Em terceiro lugar, é preciso uma Frente Única Revolucionária. É preciso unir os revolucionários num campo que dispute, dentro de uma frente de esquerda, posições programáticas mais avançadas. Os partidos de extrema-esquerda, os partidos revolucionários existentes no Brasil hoje são PSTU, PCB e PCO, assim reconhecidos pela própria burguesia brasileira que os excluiu de qualquer debate nas eleições presidenciais de 2010, num verdadeiro boicote às posições revolucionárias, tendo os mesmos que fazer um debate pela internet, promovido pelo jornal Brasil de Fato, superando, naquele momento, qualquer tipo de sectarismo, travando um verdadeiro debate acerca das necessidades do povo brasileiro. Essa frente poderia ainda contar com muitos revolucionários que fazem parte do PSOL e que fortaleceriam um campo socialista e comunista.

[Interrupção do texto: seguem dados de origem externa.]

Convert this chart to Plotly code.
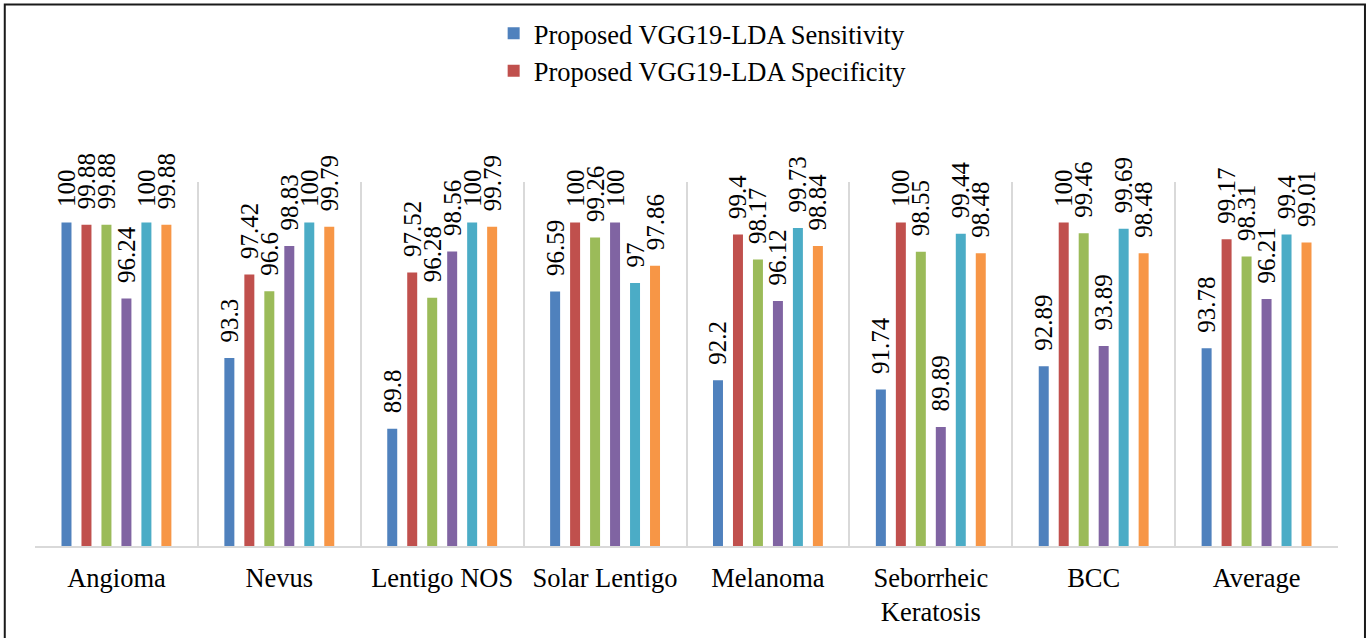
import plotly.graph_objects as go

# Lesion classes on the x axis
categories = ["Angioma", "Nevus", "Lentigo NOS", "Solar Lentigo", "Melanoma",
              "Seborrheic<br>Keratosis", "BCC", "Average"]

# Per-class results of the proposed model (%)
sensitivity = [100, 93.3, 89.8, 96.59, 92.2, 91.74, 92.89, 93.78]
specificity = [99.88, 97.42, 97.52, 100, 99.4, 100, 100, 99.17]
series_3 = [99.88, 96.6, 96.28, 99.26, 98.17, 98.55, 99.46, 98.31]
series_4 = [96.24, 98.83, 98.56, 100, 96.12, 89.89, 93.89, 96.21]
series_5 = [100, 100, 100, 97, 99.73, 99.44, 99.69, 99.4]
series_6 = [99.88, 99.79, 99.79, 97.86, 98.84, 98.48, 98.48, 99.01]

series = [
    ("Proposed VGG19-LDA Sensitivity", sensitivity, "#4F81BD", True),
    ("Proposed VGG19-LDA Specificity", specificity, "#C0504D", True),
    ("Series 3", series_3, "#9BBB59", False),
    ("Series 4", series_4, "#8064A2", False),
    ("Series 5", series_5, "#4BACC6", False),
    ("Series 6", series_6, "#F79646", False),
]

FONT = '"Liberation Serif", "Times New Roman", "DejaVu Serif", serif'
PAD = "\u00a0\u00a0"  # lifts the rotated value labels a little off the bar tops

fig = go.Figure()
for i, (name, vals, color, in_legend) in enumerate(series):
    fig.add_trace(go.Bar(
        name=name,
        x=categories,
        y=vals,
        marker=dict(color=color, line=dict(width=0)),
        text=[PAD + f"{v:g}" for v in vals],
        textposition="outside",
        textangle=-90,
        constraintext="none",
        cliponaxis=False,
        textfont=dict(family=FONT, size=25, color="black"),
        showlegend=in_legend,
        legendgroup=f"g{i}",
        hoverinfo="x+y+name",
    ))

# outer frame of the chart
fig.add_shape(type="rect", xref="paper", yref="paper",
              x0=-0.0232, x1=1.0207, y0=-0.27, y1=1.4876,
              line=dict(color="#1a1a1a", width=2), fillcolor="rgba(0,0,0,0)",
              layer="above")

fig.update_layout(
    width=1368, height=638,
    margin=dict(l=35, r=30, t=182, b=92, autoexpand=False),
    paper_bgcolor="white",
    plot_bgcolor="white",
    barmode="group",
    bargap=0.264,
    bargroupgap=0.5,
    font=dict(family=FONT, size=26.5, color="black"),
    legend=dict(
        x=0.352, y=1.474, xanchor="left", yanchor="top",
        orientation="v",
        traceorder="grouped",
        tracegroupgap=0,
        font=dict(family=FONT, size=26.5, color="black"),
        bgcolor="rgba(0,0,0,0)",
    ),
    xaxis=dict(
        type="category",
        tickson="boundaries",
        showgrid=True,
        gridcolor="#D9D9D9",
        gridwidth=2,
        showline=True,
        linecolor="#D9D9D9",
        linewidth=2,
        ticks="",
        ticklabelstandoff=7,
        tickfont=dict(family=FONT, size=26.5, color="black"),
        fixedrange=True,
        automargin=False,
    ),
    yaxis=dict(
        range=[84, 102],
        showgrid=False,
        zeroline=False,
        showticklabels=False,
        ticks="",
        showline=False,
        fixedrange=True,
        automargin=False,
    ),
)

fig.write_html("out.html")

Essas três frentes de articulação política devem contar com Comitês Políticos compostos pelas diversas organizações que as compuserem. A esquerda brasileira precisa voltar a debater programa de forma coletiva, sincera e não-sectária, somente assim poderá avançar na conquista dos trabalhadores e da juventude brasileiros. A revolta operária do Jirau, a mobilização dos bombeiros do Rio e as greves de profissionais de educação de todo o país demonstram que é possível lutar de forma radicalizada, firme e massiva. É necessária a articulação dos vários movimentos e iniciativas dispersas. É preciso romper com a condução e organização burocrática do movimento. Quando for necessária uma grande mobilização nacional para enfrentar medidas governamentais mais duras decorrentes da crise, não adiantará chamar uma Marcha à Brasília sem que haja uma articulação prévia; não adiantará chamar uma Greve Geral, sem que a maioria dos trabalhadores se sinta representada pelos movimentos e partidos que se apresentam como sua direção política. Buscar a unidade daqueles que lutam, dizer sempre a verdade às massas e estabelecer uma relação dialética entre as direções e as bases são prerrogativas fundamentais para o sucesso das mobilizações futuras. Vivemos um tempo de incertezas e é deveras temerário descuidar da preparação da estratégia e da ação. Planejar com inteligência e agir com coragem para vencer o terrível destino que se abate sobre nós é uma necessidade. Nada além de miséria, desemprego e prisões nos espera, se não soubermos como agir nessa conjuntura. As condições estão aí, mas a História é feita pelos homens e os homens fazem suas escolhas e, em última instância, são nossas escolhas que nos definem e será por elas que seremos julgados pelas gerações futuras.